= Task brief =
Copy each line that has the string "matplotlib" somewhere in it.

>> start Information provided

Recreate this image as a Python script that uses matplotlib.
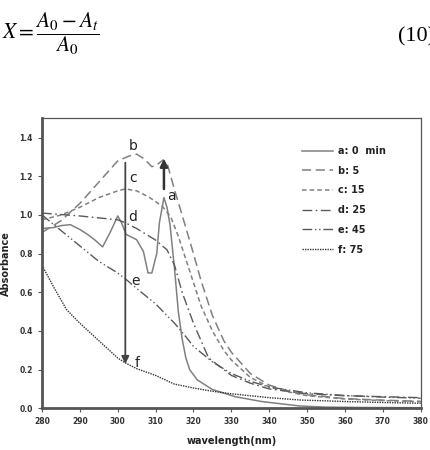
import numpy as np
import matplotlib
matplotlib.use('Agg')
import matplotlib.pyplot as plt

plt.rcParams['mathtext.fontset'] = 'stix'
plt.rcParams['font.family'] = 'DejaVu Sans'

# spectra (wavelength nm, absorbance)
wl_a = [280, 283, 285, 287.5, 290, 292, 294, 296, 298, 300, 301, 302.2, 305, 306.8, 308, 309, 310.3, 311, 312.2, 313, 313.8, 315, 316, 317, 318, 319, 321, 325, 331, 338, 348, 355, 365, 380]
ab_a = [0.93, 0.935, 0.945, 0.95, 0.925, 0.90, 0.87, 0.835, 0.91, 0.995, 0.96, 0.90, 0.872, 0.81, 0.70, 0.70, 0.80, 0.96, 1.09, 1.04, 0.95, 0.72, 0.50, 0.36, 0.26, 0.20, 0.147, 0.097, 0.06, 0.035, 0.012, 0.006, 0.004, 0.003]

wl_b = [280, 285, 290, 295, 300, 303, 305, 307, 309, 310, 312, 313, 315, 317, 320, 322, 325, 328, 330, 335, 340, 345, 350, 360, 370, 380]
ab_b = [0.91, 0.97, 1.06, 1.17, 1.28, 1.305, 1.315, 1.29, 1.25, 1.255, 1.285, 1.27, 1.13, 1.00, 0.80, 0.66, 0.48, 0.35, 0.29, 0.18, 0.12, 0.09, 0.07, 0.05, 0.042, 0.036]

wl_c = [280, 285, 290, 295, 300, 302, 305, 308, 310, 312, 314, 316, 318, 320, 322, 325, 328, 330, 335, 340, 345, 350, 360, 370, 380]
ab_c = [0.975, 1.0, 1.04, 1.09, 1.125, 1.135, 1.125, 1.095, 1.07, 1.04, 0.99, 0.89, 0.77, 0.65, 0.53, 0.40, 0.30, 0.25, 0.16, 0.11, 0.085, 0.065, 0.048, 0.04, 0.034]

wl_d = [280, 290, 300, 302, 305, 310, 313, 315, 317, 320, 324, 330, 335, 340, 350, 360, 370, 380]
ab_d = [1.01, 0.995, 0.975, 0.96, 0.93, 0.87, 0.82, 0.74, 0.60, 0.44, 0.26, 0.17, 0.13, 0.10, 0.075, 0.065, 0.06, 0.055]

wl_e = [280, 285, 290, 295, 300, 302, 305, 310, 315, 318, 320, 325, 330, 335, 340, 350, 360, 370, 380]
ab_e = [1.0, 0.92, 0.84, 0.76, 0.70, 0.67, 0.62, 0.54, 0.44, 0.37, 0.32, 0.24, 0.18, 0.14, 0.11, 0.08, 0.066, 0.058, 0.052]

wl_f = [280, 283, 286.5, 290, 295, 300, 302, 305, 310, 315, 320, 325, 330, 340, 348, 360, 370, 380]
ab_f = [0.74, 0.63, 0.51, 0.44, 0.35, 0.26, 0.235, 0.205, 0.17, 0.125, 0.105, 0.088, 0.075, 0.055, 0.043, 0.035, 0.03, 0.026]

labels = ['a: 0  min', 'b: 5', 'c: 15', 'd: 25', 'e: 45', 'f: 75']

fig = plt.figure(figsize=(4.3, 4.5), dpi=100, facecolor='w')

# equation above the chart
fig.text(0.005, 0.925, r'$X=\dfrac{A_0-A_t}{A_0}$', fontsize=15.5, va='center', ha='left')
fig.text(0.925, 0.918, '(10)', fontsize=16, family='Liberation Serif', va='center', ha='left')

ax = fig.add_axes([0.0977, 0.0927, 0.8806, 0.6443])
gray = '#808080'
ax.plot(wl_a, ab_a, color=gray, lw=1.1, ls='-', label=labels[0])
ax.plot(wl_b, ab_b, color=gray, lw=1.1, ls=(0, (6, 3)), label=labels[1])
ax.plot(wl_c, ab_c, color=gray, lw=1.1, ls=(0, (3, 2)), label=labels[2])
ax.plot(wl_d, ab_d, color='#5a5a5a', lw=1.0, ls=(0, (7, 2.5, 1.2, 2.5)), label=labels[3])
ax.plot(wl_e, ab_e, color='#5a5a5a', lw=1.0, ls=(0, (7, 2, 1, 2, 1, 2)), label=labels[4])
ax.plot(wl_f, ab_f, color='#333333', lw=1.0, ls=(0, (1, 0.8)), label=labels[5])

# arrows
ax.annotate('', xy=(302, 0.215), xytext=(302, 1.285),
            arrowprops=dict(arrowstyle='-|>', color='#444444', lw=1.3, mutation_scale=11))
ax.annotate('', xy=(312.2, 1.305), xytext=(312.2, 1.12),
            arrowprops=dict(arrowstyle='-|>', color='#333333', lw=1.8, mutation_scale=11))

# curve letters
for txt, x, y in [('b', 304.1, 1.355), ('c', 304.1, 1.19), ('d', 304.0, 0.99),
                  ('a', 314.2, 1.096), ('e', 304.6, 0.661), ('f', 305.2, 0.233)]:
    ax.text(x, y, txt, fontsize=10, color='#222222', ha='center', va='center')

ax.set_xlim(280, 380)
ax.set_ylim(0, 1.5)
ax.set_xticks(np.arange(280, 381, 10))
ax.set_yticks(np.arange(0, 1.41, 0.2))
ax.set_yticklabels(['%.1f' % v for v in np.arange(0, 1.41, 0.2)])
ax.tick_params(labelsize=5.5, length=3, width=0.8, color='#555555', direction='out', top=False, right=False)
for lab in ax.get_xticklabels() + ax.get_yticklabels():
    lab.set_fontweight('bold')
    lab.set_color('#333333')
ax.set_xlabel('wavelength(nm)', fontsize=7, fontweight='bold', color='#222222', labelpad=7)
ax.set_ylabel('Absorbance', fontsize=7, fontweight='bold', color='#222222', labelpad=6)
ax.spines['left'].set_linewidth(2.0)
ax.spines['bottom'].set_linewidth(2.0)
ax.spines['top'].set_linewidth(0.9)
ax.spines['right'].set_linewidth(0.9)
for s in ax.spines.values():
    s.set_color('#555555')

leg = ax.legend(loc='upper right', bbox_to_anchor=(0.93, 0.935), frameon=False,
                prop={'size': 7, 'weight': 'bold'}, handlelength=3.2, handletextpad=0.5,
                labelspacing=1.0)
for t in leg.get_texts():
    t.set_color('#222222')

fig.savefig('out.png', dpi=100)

>> end Information provided

= Response to the exercise =
Recreate this image as a Python script that uses matplotlib.
import matplotlib
matplotlib.use('Agg')
import matplotlib.pyplot as plt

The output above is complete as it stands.